The results were presented in a paper published today on the digital repository arXiv and submitted to the journal Astronomy and Astrophysics. In this study the following two researchers have participated in the study: Jordi Miralda, ICREA researcher at the Institute of Cosmos Sciences of the University of Barcelona (ICCUB), and Andreu Font, researcher at the Lawrence Berkeley National Laboratory (University of California). Font, who made his doctoral thesis at the UB, collaborated in the simulations of every observation made in order to calculate the errors in the measurements and to remove different systematic errors from the observations.  
 
New findings are based on data from the Baryon Oscillation Spectroscopic Survey (BOSS), one of the projects included in the collaboration SDSS-III. It uses a technique based on measuring the so-called “baryon acoustic oscillations” (BAO), the acoustic waves propagated in the Early Universe through matter which signal the small variations of density produced at the beginning of the Universe.
 
In a previous work, the SDSS-III presented some results which indicated the galaxiesʼ distribution in the Universe. Today, the data has been obtained from the absorption spectrum of quasars, the brightest objects of the Universe.
 
When we measure the spectrum of a quasar, we see not only the light emitted by the quasar, but also what happened to that light in its long journey to Earth. So, when we look at a quasar's spectrum, we can see how the intervening gas absorbs some of the quasar's light. This spectrum ensemble and its measuring yield a detailed picture of the intergalactic gas between us and the quasar.
 
The SDSS-III team's new measurement of the BAO peak (of these acoustic waves), combined with measurements of the same peak at other points in the Universe's history, paints a picture of how the Universe has evolved over its history. The picture that emerges is consistent with our current understanding of the Universe: dark energy is a constant part of space throughout the cosmos.
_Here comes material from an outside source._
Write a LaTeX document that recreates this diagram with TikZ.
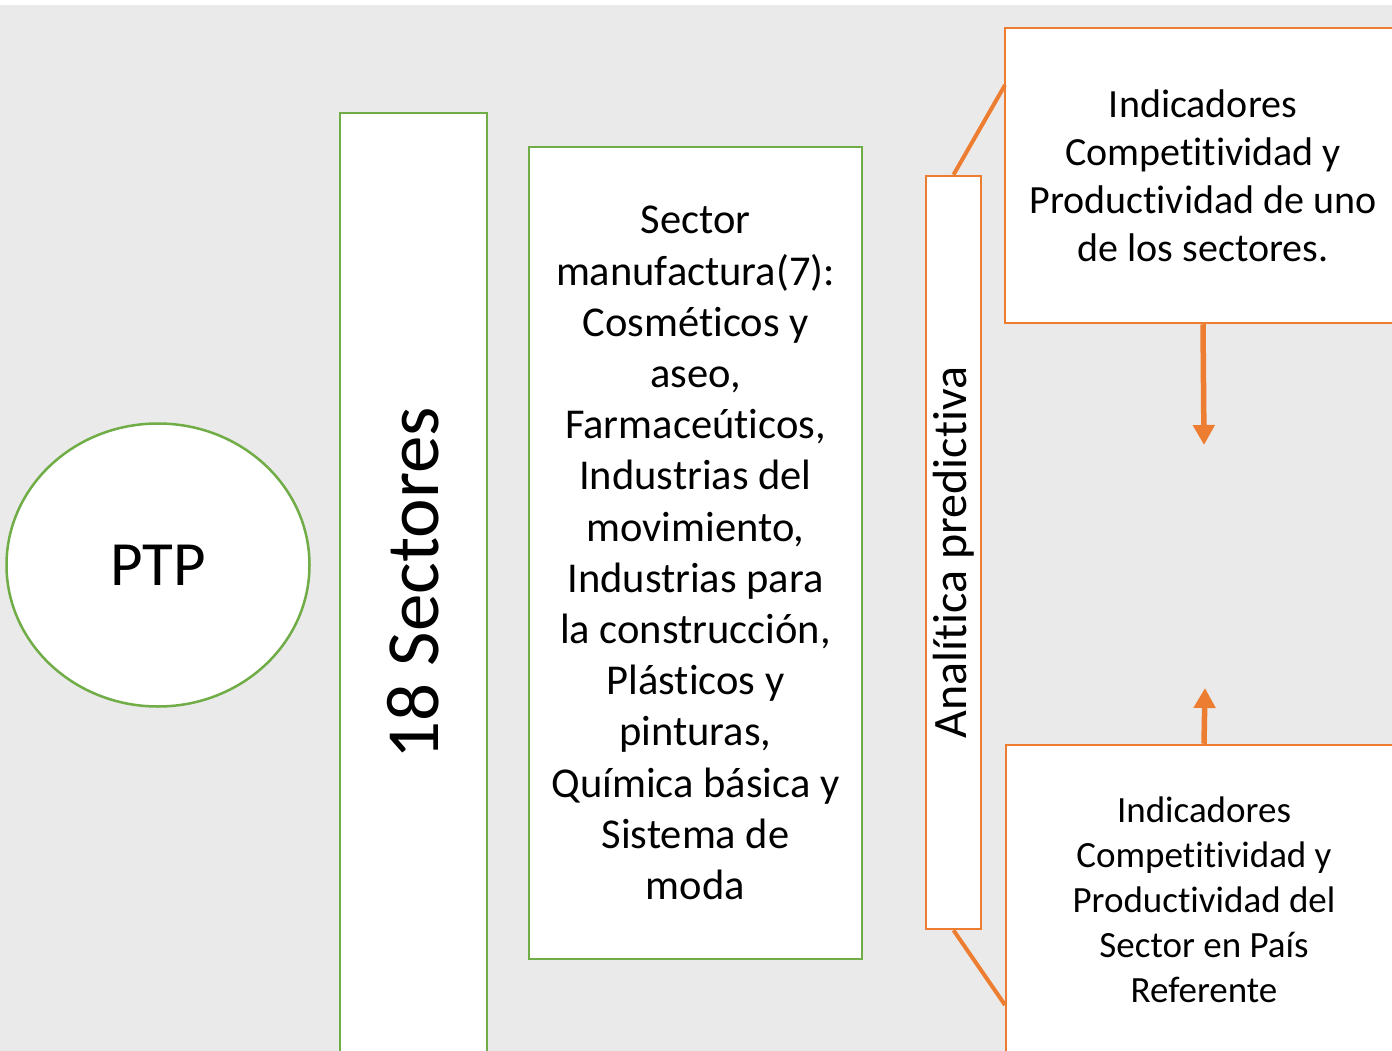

What is fascinating about the new result is that, for the first time, we see how dark energy worked at a time before the Universe's current acceleration started.
 
According to Miralda, “The great number of quasars observed is the novelty of BOSS experiment. Before it, we only had measured a few thousand, but now we have measured 60,000. This fact allows us to have enough data to rebuild the three-dimensional map of the Universe and to observe the BAO waves. In addition, they are detected for the first time at such a great distance, when the Universe was only 3 billion years old”.